╭──

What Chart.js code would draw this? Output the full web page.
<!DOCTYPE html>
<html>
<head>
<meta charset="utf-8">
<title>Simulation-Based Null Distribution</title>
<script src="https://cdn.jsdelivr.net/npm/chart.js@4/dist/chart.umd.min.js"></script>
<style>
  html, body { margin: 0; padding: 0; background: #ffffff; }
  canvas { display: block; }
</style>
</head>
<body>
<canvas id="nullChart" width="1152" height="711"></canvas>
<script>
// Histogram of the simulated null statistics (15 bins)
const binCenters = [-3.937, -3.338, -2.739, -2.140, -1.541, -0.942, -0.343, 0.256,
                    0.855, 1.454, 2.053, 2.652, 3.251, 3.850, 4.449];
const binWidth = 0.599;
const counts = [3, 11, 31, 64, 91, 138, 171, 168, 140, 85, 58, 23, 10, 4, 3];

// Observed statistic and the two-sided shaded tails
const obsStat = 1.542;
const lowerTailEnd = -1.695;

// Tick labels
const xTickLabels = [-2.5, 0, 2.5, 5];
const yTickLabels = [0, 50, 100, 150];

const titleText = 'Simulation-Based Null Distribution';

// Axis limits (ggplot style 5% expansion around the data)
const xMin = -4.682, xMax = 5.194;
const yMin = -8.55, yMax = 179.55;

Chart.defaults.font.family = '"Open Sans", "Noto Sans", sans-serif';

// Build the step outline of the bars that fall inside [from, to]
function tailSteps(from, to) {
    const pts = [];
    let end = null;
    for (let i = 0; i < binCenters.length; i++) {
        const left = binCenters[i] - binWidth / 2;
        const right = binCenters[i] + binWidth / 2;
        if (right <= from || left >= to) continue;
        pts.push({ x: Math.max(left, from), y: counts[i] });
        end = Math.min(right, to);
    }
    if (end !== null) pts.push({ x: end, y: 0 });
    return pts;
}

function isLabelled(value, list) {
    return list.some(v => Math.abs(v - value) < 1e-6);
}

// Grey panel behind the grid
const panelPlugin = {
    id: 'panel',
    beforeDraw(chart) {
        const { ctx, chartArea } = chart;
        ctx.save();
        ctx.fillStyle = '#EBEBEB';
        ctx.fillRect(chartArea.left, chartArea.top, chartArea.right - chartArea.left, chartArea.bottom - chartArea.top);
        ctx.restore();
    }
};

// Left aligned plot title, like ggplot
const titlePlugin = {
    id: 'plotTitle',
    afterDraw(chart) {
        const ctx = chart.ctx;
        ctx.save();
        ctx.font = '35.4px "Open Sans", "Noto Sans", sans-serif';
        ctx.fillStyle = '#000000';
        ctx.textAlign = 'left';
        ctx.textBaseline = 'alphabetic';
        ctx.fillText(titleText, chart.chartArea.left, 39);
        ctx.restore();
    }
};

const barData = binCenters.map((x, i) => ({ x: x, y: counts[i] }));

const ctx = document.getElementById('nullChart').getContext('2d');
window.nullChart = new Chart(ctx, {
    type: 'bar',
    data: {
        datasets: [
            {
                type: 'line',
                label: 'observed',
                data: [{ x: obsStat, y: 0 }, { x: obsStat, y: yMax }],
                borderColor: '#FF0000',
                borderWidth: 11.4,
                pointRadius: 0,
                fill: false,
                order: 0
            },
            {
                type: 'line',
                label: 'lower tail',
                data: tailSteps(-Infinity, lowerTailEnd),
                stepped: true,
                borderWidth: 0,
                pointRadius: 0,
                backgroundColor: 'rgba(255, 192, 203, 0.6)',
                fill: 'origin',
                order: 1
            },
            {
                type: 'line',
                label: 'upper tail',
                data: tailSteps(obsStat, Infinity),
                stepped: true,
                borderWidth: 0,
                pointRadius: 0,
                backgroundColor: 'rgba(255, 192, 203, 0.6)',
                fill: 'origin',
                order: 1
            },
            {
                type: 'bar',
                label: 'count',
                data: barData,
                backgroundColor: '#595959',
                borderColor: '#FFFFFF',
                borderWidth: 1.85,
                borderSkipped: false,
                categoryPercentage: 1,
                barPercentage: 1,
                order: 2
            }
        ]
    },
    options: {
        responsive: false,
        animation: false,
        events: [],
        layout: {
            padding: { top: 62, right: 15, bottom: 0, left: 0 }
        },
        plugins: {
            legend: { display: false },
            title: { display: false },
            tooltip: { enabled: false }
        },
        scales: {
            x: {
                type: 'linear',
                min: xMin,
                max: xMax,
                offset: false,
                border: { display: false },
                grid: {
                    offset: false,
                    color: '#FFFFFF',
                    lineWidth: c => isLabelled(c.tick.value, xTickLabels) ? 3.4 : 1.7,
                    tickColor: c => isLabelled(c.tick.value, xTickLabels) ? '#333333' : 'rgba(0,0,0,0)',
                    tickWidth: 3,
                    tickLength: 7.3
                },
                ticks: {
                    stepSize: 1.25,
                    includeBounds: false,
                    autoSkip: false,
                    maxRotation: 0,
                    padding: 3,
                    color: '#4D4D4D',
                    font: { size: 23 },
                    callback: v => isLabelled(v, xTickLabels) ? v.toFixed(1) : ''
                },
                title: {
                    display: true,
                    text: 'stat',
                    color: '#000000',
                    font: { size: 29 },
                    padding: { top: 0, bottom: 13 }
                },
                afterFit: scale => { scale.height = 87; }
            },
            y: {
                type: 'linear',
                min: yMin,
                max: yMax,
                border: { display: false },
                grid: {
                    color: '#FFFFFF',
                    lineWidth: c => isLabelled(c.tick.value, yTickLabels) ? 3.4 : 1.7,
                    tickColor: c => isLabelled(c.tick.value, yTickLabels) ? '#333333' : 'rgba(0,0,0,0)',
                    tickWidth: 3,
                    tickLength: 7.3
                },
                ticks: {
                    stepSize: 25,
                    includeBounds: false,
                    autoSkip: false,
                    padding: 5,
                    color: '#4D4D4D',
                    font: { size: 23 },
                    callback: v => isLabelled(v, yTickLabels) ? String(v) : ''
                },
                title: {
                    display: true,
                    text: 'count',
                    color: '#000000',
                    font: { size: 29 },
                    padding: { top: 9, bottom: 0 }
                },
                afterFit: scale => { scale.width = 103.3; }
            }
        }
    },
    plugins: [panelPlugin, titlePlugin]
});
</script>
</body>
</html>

╰──

REQUIREMENTS: Every line above needs to be retyped exactly.

WRITTEN RESPONSE:
What Chart.js code would draw this? Output the full web page.
<!DOCTYPE html>
<html>
<head>
<meta charset="utf-8">
<title>Simulation-Based Null Distribution</title>
<script src="https://cdn.jsdelivr.net/npm/chart.js@4/dist/chart.umd.min.js"></script>
<style>
  html, body { margin: 0; padding: 0; background: #ffffff; }
  canvas { display: block; }
</style>
</head>
<body>
<canvas id="nullChart" width="1152" height="711"></canvas>
<script>
// Histogram of the simulated null statistics (15 bins)
const binCenters = [-3.937, -3.338, -2.739, -2.140, -1.541, -0.942, -0.343, 0.256,
                    0.855, 1.454, 2.053, 2.652, 3.251, 3.850, 4.449];
const binWidth = 0.599;
const counts = [3, 11, 31, 64, 91, 138, 171, 168, 140, 85, 58, 23, 10, 4, 3];

// Observed statistic and the two-sided shaded tails
const obsStat = 1.542;
const lowerTailEnd = -1.695;

// Tick labels
const xTickLabels = [-2.5, 0, 2.5, 5];
const yTickLabels = [0, 50, 100, 150];

const titleText = 'Simulation-Based Null Distribution';

// Axis limits (ggplot style 5% expansion around the data)
const xMin = -4.682, xMax = 5.194;
const yMin = -8.55, yMax = 179.55;

Chart.defaults.font.family = '"Open Sans", "Noto Sans", sans-serif';

// Build the step outline of the bars that fall inside [from, to]
function tailSteps(from, to) {
    const pts = [];
    let end = null;
    for (let i = 0; i < binCenters.length; i++) {
        const left = binCenters[i] - binWidth / 2;
        const right = binCenters[i] + binWidth / 2;
        if (right <= from || left >= to) continue;
        pts.push({ x: Math.max(left, from), y: counts[i] });
        end = Math.min(right, to);
    }
    if (end !== null) pts.push({ x: end, y: 0 });
    return pts;
}

function isLabelled(value, list) {
    return list.some(v => Math.abs(v - value) < 1e-6);
}

// Grey panel behind the grid
const panelPlugin = {
    id: 'panel',
    beforeDraw(chart) {
        const { ctx, chartArea } = chart;
        ctx.save();
        ctx.fillStyle = '#EBEBEB';
        ctx.fillRect(chartArea.left, chartArea.top, chartArea.right - chartArea.left, chartArea.bottom - chartArea.top);
        ctx.restore();
    }
};

// Left aligned plot title, like ggplot
const titlePlugin = {
    id: 'plotTitle',
    afterDraw(chart) {
        const ctx = chart.ctx;
        ctx.save();
        ctx.font = '35.4px "Open Sans", "Noto Sans", sans-serif';
        ctx.fillStyle = '#000000';
        ctx.textAlign = 'left';
        ctx.textBaseline = 'alphabetic';
        ctx.fillText(titleText, chart.chartArea.left, 39);
        ctx.restore();
    }
};

const barData = binCenters.map((x, i) => ({ x: x, y: counts[i] }));

const ctx = document.getElementById('nullChart').getContext('2d');
window.nullChart = new Chart(ctx, {
    type: 'bar',
    data: {
        datasets: [
            {
                type: 'line',
                label: 'observed',
                data: [{ x: obsStat, y: 0 }, { x: obsStat, y: yMax }],
                borderColor: '#FF0000',
                borderWidth: 11.4,
                pointRadius: 0,
                fill: false,
                order: 0
            },
            {
                type: 'line',
                label: 'lower tail',
                data: tailSteps(-Infinity, lowerTailEnd),
                stepped: true,
                borderWidth: 0,
                pointRadius: 0,
                backgroundColor: 'rgba(255, 192, 203, 0.6)',
                fill: 'origin',
                order: 1
            },
            {
                type: 'line',
                label: 'upper tail',
                data: tailSteps(obsStat, Infinity),
                stepped: true,
                borderWidth: 0,
                pointRadius: 0,
                backgroundColor: 'rgba(255, 192, 203, 0.6)',
                fill: 'origin',
                order: 1
            },
            {
                type: 'bar',
                label: 'count',
                data: barData,
                backgroundColor: '#595959',
                borderColor: '#FFFFFF',
                borderWidth: 1.85,
                borderSkipped: false,
                categoryPercentage: 1,
                barPercentage: 1,
                order: 2
            }
        ]
    },
    options: {
        responsive: false,
        animation: false,
        events: [],
        layout: {
            padding: { top: 62, right: 15, bottom: 0, left: 0 }
        },
        plugins: {
            legend: { display: false },
            title: { display: false },
            tooltip: { enabled: false }
        },
        scales: {
            x: {
                type: 'linear',
                min: xMin,
                max: xMax,
                offset: false,
                border: { display: false },
                grid: {
                    offset: false,
                    color: '#FFFFFF',
                    lineWidth: c => isLabelled(c.tick.value, xTickLabels) ? 3.4 : 1.7,
                    tickColor: c => isLabelled(c.tick.value, xTickLabels) ? '#333333' : 'rgba(0,0,0,0)',
                    tickWidth: 3,
                    tickLength: 7.3
                },
                ticks: {
                    stepSize: 1.25,
                    includeBounds: false,
                    autoSkip: false,
                    maxRotation: 0,
                    padding: 3,
                    color: '#4D4D4D',
                    font: { size: 23 },
                    callback: v => isLabelled(v, xTickLabels) ? v.toFixed(1) : ''
                },
                title: {
                    display: true,
                    text: 'stat',
                    color: '#000000',
                    font: { size: 29 },
                    padding: { top: 0, bottom: 13 }
                },
                afterFit: scale => { scale.height = 87; }
            },
            y: {
                type: 'linear',
                min: yMin,
                max: yMax,
                border: { display: false },
                grid: {
                    color: '#FFFFFF',
                    lineWidth: c => isLabelled(c.tick.value, yTickLabels) ? 3.4 : 1.7,
                    tickColor: c => isLabelled(c.tick.value, yTickLabels) ? '#333333' : 'rgba(0,0,0,0)',
                    tickWidth: 3,
                    tickLength: 7.3
                },
                ticks: {
                    stepSize: 25,
                    includeBounds: false,
                    autoSkip: false,
                    padding: 5,
                    color: '#4D4D4D',
                    font: { size: 23 },
                    callback: v => isLabelled(v, yTickLabels) ? String(v) : ''
                },
                title: {
                    display: true,
                    text: 'count',
                    color: '#000000',
                    font: { size: 29 },
                    padding: { top: 9, bottom: 0 }
                },
                afterFit: scale => { scale.width = 103.3; }
            }
        }
    },
    plugins: [panelPlugin, titlePlugin]
});
</script>
</body>
</html>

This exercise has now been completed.